Kaplan Professional brings in Deloitte for FASEA bridging courses
Dr Deen Sanders, Deloitte’s leader of ethics and professionalism, and a team of experts from Sydney University and the University of New South Wales, have been commissioned by financial services education provider Kaplan Professional to build and deliver three financial adviser bridging courses required by FASEA. The courses include:
Ethics and Professionalism in Financial Advice (proposed 8 July start)
Financial Advice Regulatory and Legal Obligations (proposed 2 September start)
Behaviour Finance: Client and Consumer Behaviour, Engagement and Decision Making (proposed 2 September start)
AMP admits churning, ASIC seeking civil penalties, class actions combined
ASIC is chasing civil penalties and a compliance plan order against AMP Financial Planning after admissions of advisers churning clients through life insurance policies, admitting this leaves AMP open to penalties of up to $1 million for breaching the Corporations Act.
ASIC took AMP to court in 2018 regarding churning by its financial advisers, where AMP ought to have known its advisers were up to this practice, but the company still did not act for two years.
Class actions launched against AMP have hit a hurdle, with just one being permitted by a NSW Supreme Court judge.
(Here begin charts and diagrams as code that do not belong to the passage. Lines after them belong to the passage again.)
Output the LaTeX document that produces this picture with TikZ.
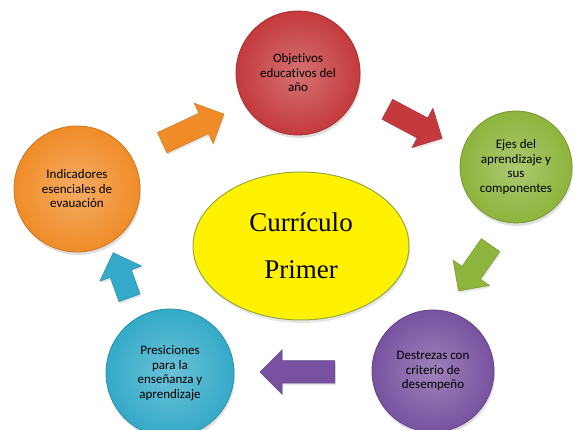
\documentclass[tikz,border=0pt]{standalone}
\usepackage{fontspec}
\newfontfamily\calibri[Ligatures=NoCommon]{Carlito}
\newfontfamily\cambria{Liberation Serif}
\usetikzlibrary{shapes.geometric,shapes.arrows,shadows,positioning}
\definecolor{rojo}{RGB}{196,58,60}
\definecolor{verde}{RGB}{141,180,60}
\definecolor{morado}{RGB}{120,82,160}
\definecolor{celeste}{RGB}{52,170,200}
\definecolor{naranja}{RGB}{240,140,40}
\definecolor{borde}{RGB}{150,170,60}
\tikzset{ball/.style={circle,inner color=#1!72!white,outer color=#1,draw=#1!85!black,
                line width=0.8pt,align=center,text=black,
                font=\calibri\fontsize{13}{14.5}\selectfont,
                drop shadow={opacity=0.25,shadow xshift=1pt,shadow yshift=-3pt}},
         flecha/.style={single arrow,fill=#1,draw=#1!85!black,line width=0.5pt,
                inner xsep=0pt,inner ysep=11pt,minimum width=44pt,
                single arrow head extend=11pt,
                drop shadow={opacity=0.2,shadow xshift=1pt,shadow yshift=-2pt}}}
\tikzstyle{yema}=[ellipse,fill=yellow,draw=borde,line width=1pt,minimum width=216pt,
                minimum height=148pt,align=center,font=\cambria\fontsize{27}{47}\selectfont,
                drop shadow={opacity=0.2,shadow xshift=1pt,shadow yshift=-3pt}]

\begin{document}
\begin{tikzpicture}[x=1pt,y=-1pt]
\useasboundingbox (0,0) rectangle (573,430);
\node[yema] (curr) at (301,246) {Currículo\\Primer};
\node[ball=rojo,minimum size=124pt] (obj) at (298,73) {Objetivos\\educativos del\\año};
\node[ball=verde,minimum size=112pt] (ejes) at (516,167) {Ejes del\\aprendizaje y\\sus\\componentes};
\node[ball=morado,minimum size=122pt] (destr) at (433,371) {Destrezas con\\criterio de\\desempeño};
\node[ball=celeste,minimum size=128pt] (presic) at (170,373) {Presiciones\\para la\\enseñanza y\\aprendizaje};
\node[ball=naranja,minimum size=126pt] (indic) at (77,189) {Indicadores\\esenciales de\\evauación};
% flechas del ciclo
\path (indic) -- node[flecha=naranja,minimum height=68pt,rotate=25] (f1) {} (obj);
\path (obj) -- node[flecha=rojo,minimum height=62pt,rotate=-28] (f2) {} (ejes);
\path (ejes) -- node[flecha=verde,minimum height=56pt,rotate=-125,xshift=-4pt] (f3) {} (destr);
\path (destr) -- node[flecha=morado,minimum height=75pt,rotate=180] (f4) {} (presic);
\path (presic) -- node[flecha=celeste,minimum height=48pt,minimum width=40pt,rotate=110] (f5) {} (indic);
\end{tikzpicture}
\end{document}
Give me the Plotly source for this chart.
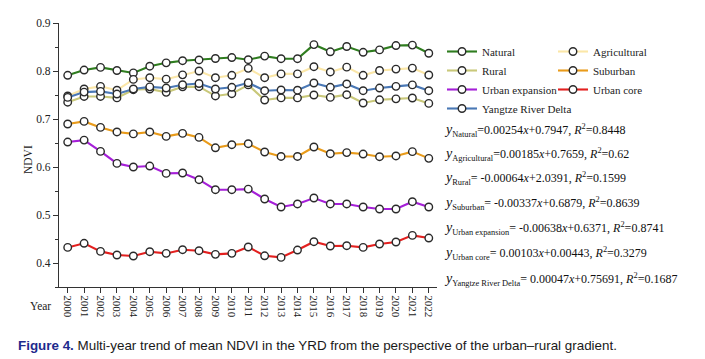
import plotly.graph_objects as go

years = list(range(2000, 2023))
natural = [0.791, 0.802, 0.8075, 0.801, 0.796, 0.810, 0.817, 0.8215, 0.823, 0.826, 0.828, 0.8235,
           0.831, 0.8256, 0.8256, 0.855, 0.840, 0.851, 0.839, 0.844, 0.853, 0.854, 0.837]
agricultural = [0.748, 0.7625, 0.768, 0.760, 0.7825, 0.786, 0.783, 0.792, 0.800, 0.786, 0.791, 0.8055,
                0.786, 0.794, 0.794, 0.809, 0.798, 0.808, 0.791, 0.801, 0.804, 0.806, 0.7917]
rural = [0.735, 0.747, 0.747, 0.744, 0.761, 0.7625, 0.7555, 0.767, 0.7673, 0.748, 0.7527, 0.771,
         0.7396, 0.744, 0.744, 0.750, 0.745, 0.7506, 0.7333, 0.740, 0.742, 0.7437, 0.7325]
suburban = [0.6896, 0.695, 0.6825, 0.673, 0.669, 0.673, 0.6638, 0.670, 0.6617, 0.640, 0.6465, 0.6485,
            0.6313, 0.622, 0.622, 0.6417, 0.6277, 0.630, 0.627, 0.6215, 0.623, 0.632, 0.618]
urban_expansion = [0.652, 0.656, 0.6325, 0.6075, 0.600, 0.602, 0.5867, 0.5875, 0.5735, 0.5527, 0.5527, 0.554,
                   0.5333, 0.5167, 0.523, 0.5354, 0.523, 0.523, 0.5167, 0.5125, 0.5125, 0.5277, 0.5167]
urban_core = [0.4325, 0.441, 0.4242, 0.4167, 0.4146, 0.4235, 0.420, 0.4277, 0.4256, 0.418, 0.420, 0.4333,
              0.415, 0.4117, 0.427, 0.4444, 0.4354, 0.436, 0.4325, 0.4396, 0.4437, 0.4575, 0.452]
yrd = [0.745, 0.756, 0.7575, 0.752, 0.7625, 0.767, 0.7645, 0.7715, 0.774, 0.7625, 0.766, 0.7755,
       0.759, 0.7604, 0.760, 0.775, 0.766, 0.773, 0.759, 0.7645, 0.768, 0.771, 0.759]

series_names = ["Natural", "Agricultural", "Rural", "Suburban", "Urban expansion", "Urban core",
                "Yangtze River Delta"]
series_values = [natural, agricultural, rural, suburban, urban_expansion, urban_core, yrd]
series_colors = ["#2f7d1f", "#fbe7a8", "#c9c87a", "#e99b1a", "#a51fd8", "#e3201f", "#4a78b5"]
legend_column = ["legend", "legend2", "legend", "legend2", "legend", "legend2", "legend"]

eq_subs = ["Natural", "Agricultural", "Rural", "Suburban", "Urban expansion", "Urban core",
           "Yangtze River Delta"]
eq_rhs = ["=0.00254<i>x</i>+0.7947, <i>R</i><sup>2</sup>=0.8448",
          "=0.00185<i>x</i>+0.7659, <i>R</i><sup>2</sup>=0.62",
          "= -0.00064<i>x</i>+2.0391, <i>R</i><sup>2</sup>=0.1599",
          "= -0.00337<i>x</i>+0.6879, <i>R</i><sup>2</sup>=0.8639",
          "= -0.00638<i>x</i>+0.6371, <i>R</i><sup>2</sup>=0.8741",
          "= 0.00103<i>x</i>+0.00443, <i>R</i><sup>2</sup>=0.3279",
          "= 0.00047<i>x</i>+0.75691, <i>R</i><sup>2</sup>=0.1687"]

SERIF = "Liberation Serif, Times New Roman, serif"

fig = go.Figure()
for i in range(len(series_names)):
    fig.add_trace(go.Scatter(
        x=years, y=series_values[i], name=series_names[i], mode="lines+markers",
        legend=legend_column[i],
        line=dict(color=series_colors[i], width=2.1),
        marker=dict(symbol="circle", size=7.5, color="white",
                    line=dict(color="#2a2a2a", width=1.4)),
    ))

# page body has an 8px margin: figure coordinates = screen coordinates - 8
OFF = 8
SCR_W, SCR_H = 705, 359
W, H = SCR_W - OFF, SCR_H - OFF
plot_left, plot_right, plot_top, plot_bottom = 59, 437, 23, 287  # screen px
L = plot_left - OFF
T = plot_top - OFF
R = W - (plot_right - OFF)
B = H - (plot_bottom - OFF)
pw, ph = W - L - R, H - T - B

def px_x(x):
    return (x - OFF - L) / pw

def px_y(y):
    return (H - B - (y - OFF)) / ph

annotations = []
eq_y = [130, 154, 178.5, 203, 228.5, 253.5, 279]
for sub, rhs, yy in zip(eq_subs, eq_rhs, eq_y):
    annotations.append(dict(
        x=px_x(442), y=px_y(yy), xref="paper", yref="paper", xanchor="left", yanchor="middle",
        showarrow=False, align="left",
        text=f"<i><span style='font-size:14px'>y</span></i><sub>{sub}</sub>{rhs}",
        font=dict(family=SERIF, size=12, color="#111111")))

annotations.append(dict(x=px_x(40), y=px_y(306), xref="paper", yref="paper", showarrow=False,
                        text="Year", font=dict(family=SERIF, size=11.5, color="#222222"),
                        xanchor="center", yanchor="middle"))
annotations.append(dict(x=px_x(28), y=px_y(160), xref="paper", yref="paper", showarrow=False,
                        text="NDVI", textangle=-90, font=dict(family=SERIF, size=11.5, color="#222222"),
                        xanchor="center", yanchor="middle"))
annotations.append(dict(x=px_x(16), y=px_y(345), xref="paper", yref="paper", showarrow=False,
                        xanchor="left", yanchor="middle",
                        text="<b><span style='color:#1e2a8c'>Figure 4.</span></b> Multi-year trend of mean NDVI in the YRD from the perspective of the urban–rural gradient.",
                        font=dict(family="Liberation Sans, Arial, sans-serif", size=13.4,
                                  color="#1a1a1a")))

legend_common = dict(orientation="v", xref="container", yref="container",
                     xanchor="left", yanchor="top",
                     font=dict(family=SERIF, size=11, color="#222222"), itemclick=False,
                     itemwidth=30, bgcolor="rgba(0,0,0,0)", borderwidth=0,
                     tracegroupgap=0)

fig.update_layout(
    width=W, height=H, margin=dict(l=L, r=R, t=T, b=B, autoexpand=False),
    paper_bgcolor="white", plot_bgcolor="white",
    showlegend=True,
    legend=dict(legend_common, x=(442 - OFF) / W, y=1 - (37 - OFF) / H),
    legend2=dict(legend_common, x=(553 - OFF) / W, y=1 - (37 - OFF) / H),
    xaxis=dict(range=[1999.47, 2022.5], tickmode="array", tickvals=years,
               ticktext=[str(y) for y in years], tickangle=90, ticks="outside", ticklen=5,
               tickcolor="#333333", showline=True, linecolor="#333333", linewidth=1.3,
               showgrid=False, zeroline=False, automargin=False,
               tickfont=dict(family=SERIF, size=11, color="#222222")),
    yaxis=dict(range=[0.35, 0.9], tickvals=[0.4, 0.5, 0.6, 0.7, 0.8, 0.9],
               ticktext=["0.4", "0.5", "0.6", "0.7", "0.8", "0.9"], ticks="outside", ticklen=5,
               tickcolor="#333333", showline=True, linecolor="#333333", linewidth=1.3,
               showgrid=False, zeroline=False, automargin=False,
               minor=dict(tickvals=[0.35, 0.45, 0.55, 0.65, 0.75, 0.85], ticks="outside", ticklen=3,
                          tickcolor="#333333"),
               tickfont=dict(family=SERIF, size=11.5, color="#222222")),
    annotations=annotations,
)

fig.write_html("out.html")
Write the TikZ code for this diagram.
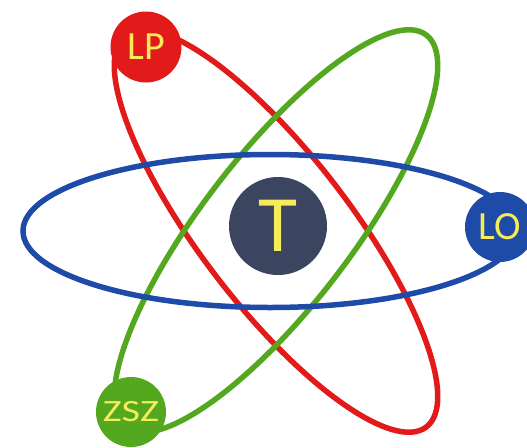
\documentclass[tikz,border=0pt]{standalone}
\usepackage{fontspec}
\setmainfont{Carlito}
\definecolor{orbred}{RGB}{226,26,26}
\definecolor{orbgreen}{RGB}{84,168,32}
\definecolor{orbblue}{RGB}{30,74,168}
\definecolor{coredark}{RGB}{59,69,96}
\definecolor{txtyellow}{RGB}{246,236,90}
\begin{document}
\begin{tikzpicture}[x=1pt,y=-1pt,
  orbit/.style={line width=5.5pt},
  ball/.style={circle,inner sep=0pt,text=txtyellow},
]
\useasboundingbox (0,0) rectangle (527,447);
\coordinate (C) at (276,231);
\coordinate (B) at (270,231);
\draw[orbit,orbred,rotate around={-52.5:(C)}] (C) ellipse (247 and 75);
\draw[orbit,orbgreen,rotate around={52.5:(C)}] (C) ellipse (247 and 75);
\draw[orbit,orbblue] (B) ellipse (247 and 76.5);
\node[ball,fill=coredark,minimum size=98pt,font=\fontsize{80}{80}\selectfont] (T) at (278,226) {T};
\node[ball,fill=orbred,minimum size=71pt,font=\fontsize{40}{40}\selectfont] (LP) at (146,47) {LP};
\node[ball,fill=orbblue,minimum size=70pt,font=\fontsize{40}{40}\selectfont] (LO) at (500,227) {LO};
\node[ball,fill=orbgreen,minimum size=70pt,font=\fontsize{31}{31}\selectfont] (ZSZ) at (131,412) {\scalebox{1.3}[1]{ZSZ}};
\end{tikzpicture}
\end{document}
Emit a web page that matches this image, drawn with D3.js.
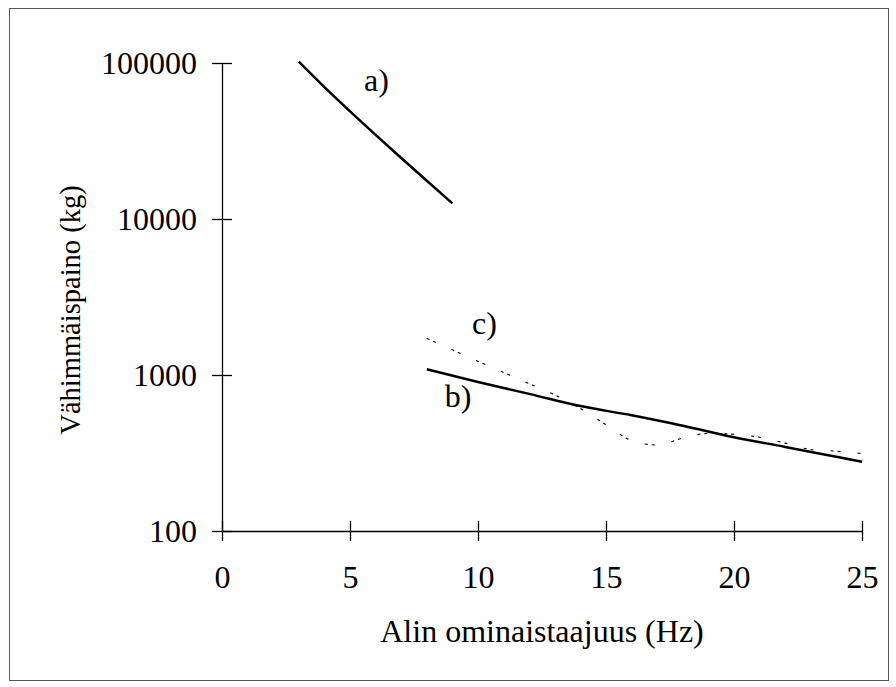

This means the five class action lawsuits against AMP after Royal Commission admissions must combine to create just one.
Maurice Blackburn and Slater and Gordon have put their class actions together, while the other three suits have been stopped. Chief Judge in Equity Justice Julie Ward said that the ‘no win, no fee’ offer from the two law firms weighed on her decision, where there is no cost unless there is a return. Maurice Blackburn has been ordered to represent the plaintiffs, and pay a $5 million security deposit for the costs of AMP.
AMP has welcomed the decision, saying one class action provides the most efficient process for everyone. AMP intends to ‘vigorously’ defend itself.
AFA and FPA band together for risk commissions
The AFA and the Financial Planning Association (FPA) are to work together to advocate to keep risk commissions. The purpose of working together on this mission is to present a united voice to the government and regulators on the value of advice, and the role commissions can play in making advice accessible to consumers.